“Vision without execution is hallucination,” said Thomas Edison, and this rings true for startup founders and CEOs who dream big. Yet, making dreams come true often demands something crucial: funding.
The Journey to Funding: A Full-Time Task
Securing money for a startup is a full-time job. It involves crafting an amazing pitch, mastering presentation skills, and most importantly, putting in a ton of effort to find the right VC partner who believes in your vision.
Let’s focus on the Western Balkans. Startups here face a hurdle – there aren’t many choices for venture capital funding. This makes raising the money needed for the next growth phase an uphill battle.
Due to the scarcity of local VC investors, startups broaden their horizons, reaching out to venture capitalists in more established tech ecosystems across the EU, UK, and the US. These investors offer a lifeline of funding that can bring innovative ideas to life.
Strings Attached: The Trade-Off for Funding
However, these investments often come with conditions beyond sharing equity and accepting investor rights. Typically, startups are asked to:
- Set up a new company in the US or EU
- Transfer their intellectual property rights to the new company
While this may seem like a necessary compromise to access substantial funds, it can raise a few questions.
Startups really want to be successful globally. They think about going to new countries a lot. But, there’s a twist: going to a new place brings its own set of problems, especially the legal ones. Instead of focusing on making your product the best it can be, you end up learning a whole new set of rules, like playing two different games at once.
The investment documents and conditions also differ from investor to investor. And in our days we see some very one-side protection and control clauses.
Imagine a superhero needing help to fight villains. The superhero goes to another city for help, but those new helpers want something in return – they want the superhero’s secret powers. It’s like that for startups. They leave home to find money, but the new investors want them to move their company to their country and give away their cool ideas.
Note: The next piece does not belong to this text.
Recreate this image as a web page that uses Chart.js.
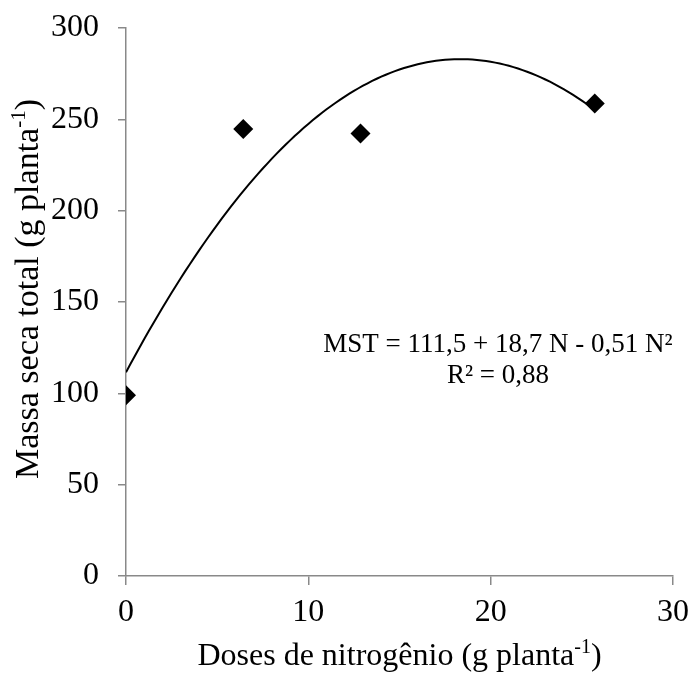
<!DOCTYPE html>
<html>
<head>
<meta charset="utf-8">
<script src="https://cdn.jsdelivr.net/npm/chart.js@4/dist/chart.umd.min.js"></script>
<style>
    body { margin: 0; background: #fff; }
    #wrap { width: 693px; height: 677px; }
</style>
</head>
<body>
<div id="wrap"><canvas id="mstChart"></canvas></div>
<script>
const doses = [0, 6.43, 12.86, 25.71];
const massaSeca = [99, 244.7, 242.3, 258.7];

// Fitted regression printed on the figure: MST = b0 + b1 N + b2 N²
const coefs = [111.5, 18.7, -0.51];
const curveStep = 0.25;

const xTicks = [0, 10, 20, 30];
const yTicks = [0, 50, 100, 150, 200, 250, 300];

const eqLines = ['MST = 111,5 + 18,7 N - 0,51 N\u00B2', 'R\u00B2 = 0,88'];

// build the trend curve from the printed coefficients
const curve = [];
const nMax = doses[doses.length - 1];
for (let n = 0; n <= nMax + 1e-9; n += curveStep) {
    curve.push({ x: n, y: coefs[0] + coefs[1] * n + coefs[2] * n * n });
}
curve.push({ x: nMax, y: coefs[0] + coefs[1] * nMax + coefs[2] * nMax * nMax });

const points = doses.map((d, i) => ({ x: d, y: massaSeca[i] }));

const FONT = '"Liberation Serif", "Times New Roman", serif';

// draws text with a raised "-1" exponent before the closing bracket
function drawSupTitle(ctx, base, sup, tail, size) {
    const small = Math.round(size * 0.62);
    ctx.font = size + 'px ' + FONT;
    const w1 = ctx.measureText(base).width;
    const w3 = ctx.measureText(tail).width;
    ctx.font = small + 'px ' + FONT;
    const w2 = ctx.measureText(sup).width;
    const total = w1 + w2 + w3;
    let x = -total / 2;
    ctx.textAlign = 'left';
    ctx.textBaseline = 'alphabetic';
    ctx.font = size + 'px ' + FONT;
    ctx.fillText(base, x, 0);
    x += w1;
    ctx.font = small + 'px ' + FONT;
    ctx.fillText(sup, x, -size * 0.38);
    x += w2;
    ctx.font = size + 'px ' + FONT;
    ctx.fillText(tail, x, 0);
}

const textPlugin = {
    id: 'textPlugin',
    afterDraw(chart) {
        const ctx = chart.ctx;
        const xs = chart.scales.x, ys = chart.scales.y;
        const area = chart.chartArea;
        ctx.save();
        ctx.fillStyle = '#000';

        // x title
        ctx.save();
        ctx.translate((area.left + area.right) / 2, 665);
        drawSupTitle(ctx, 'Doses de nitrogênio (g planta', '-1', ')', 32);
        ctx.restore();

        // y title
        ctx.save();
        ctx.translate(38, 289);
        ctx.rotate(-Math.PI / 2);
        drawSupTitle(ctx, 'Massa seca total (g planta', '-1', ')', 34);
        ctx.restore();

        // regression equation
        ctx.font = '27px ' + FONT;
        ctx.textAlign = 'center';
        ctx.textBaseline = 'alphabetic';
        ctx.fillText(eqLines[0], xs.getPixelForValue(20.4), ys.getPixelForValue(122.5));
        ctx.fillText(eqLines[1], xs.getPixelForValue(20.4), ys.getPixelForValue(105.5));
        ctx.restore();
    }
};

const ctx = document.getElementById('mstChart').getContext('2d');
new Chart(ctx, {
    type: 'scatter',
    data: {
        datasets: [
            {
                label: 'Ajuste',
                type: 'line',
                data: curve,
                borderColor: '#000',
                borderWidth: 2,
                pointRadius: 0,
                fill: false,
                tension: 0
            },
            {
                label: 'Observado',
                data: points,
                pointStyle: 'rectRot',
                pointRadius: 10,
                pointHoverRadius: 10,
                backgroundColor: '#000',
                borderColor: '#000',
                borderWidth: 0
            }
        ]
    },
    options: {
        responsive: true,
        maintainAspectRatio: false,
        animation: false,
        layout: { padding: { left: 0, right: 20, top: 28, bottom: 0 } },
        plugins: {
            legend: { display: false },
            tooltip: { enabled: false }
        },
        scales: {
            x: {
                type: 'linear',
                min: 0,
                max: 30,
                afterBuildTicks: s => { s.ticks = xTicks.map(v => ({ value: v })); },
                afterFit: s => { s.height = 101; s.paddingLeft = 0; s.paddingRight = 0; },
                ticks: {
                    color: '#000',
                    font: { family: FONT, size: 32 },
                    padding: 8
                },
                grid: {
                    display: true,
                    drawOnChartArea: false,
                    drawTicks: true,
                    tickLength: 9,
                    color: '#898989',
                    lineWidth: 1.5
                },
                border: { color: '#898989', width: 1.5 }
            },
            y: {
                type: 'linear',
                min: 0,
                max: 300,
                afterBuildTicks: s => { s.ticks = yTicks.map(v => ({ value: v })); },
                afterFit: s => { s.width = 126; s.paddingTop = 0; s.paddingBottom = 0; },
                ticks: {
                    color: '#000',
                    font: { family: FONT, size: 32 },
                    padding: 19
                },
                grid: {
                    display: true,
                    drawOnChartArea: false,
                    drawTicks: true,
                    tickLength: 8,
                    color: '#898989',
                    lineWidth: 1.5
                },
                border: { color: '#898989', width: 1.5 }
            }
        }
    },
    plugins: [textPlugin]
});
</script>
</body>
</html>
Another big problem is that the rules in the superhero’s home are different from the new city. It’s the same for startups. The rules about who owns their ideas and how they work are different in different places. So, even if they get money, they might lose control over their ideas and how they work. It’s a tricky choice – get money to grow but give up some control, or stay local and find a different way to get money.
Timing Matters: The Decision to Expand
So, the big questions arises: When is the right time to expand your startup to another country?
Did you partnered up with the first VC that gave you a deal or you spent more time examining more options?
In this complex situation, the key is finding the right investors and determining if it’s the perfect time for your startup’s new adventure. Should you invest time and effort in dealing with foreign regulations, or should you wait until your product is ready for expansion?
It’s a challenging puzzle, but finding the answer can lead your startup to a great success on a global scale.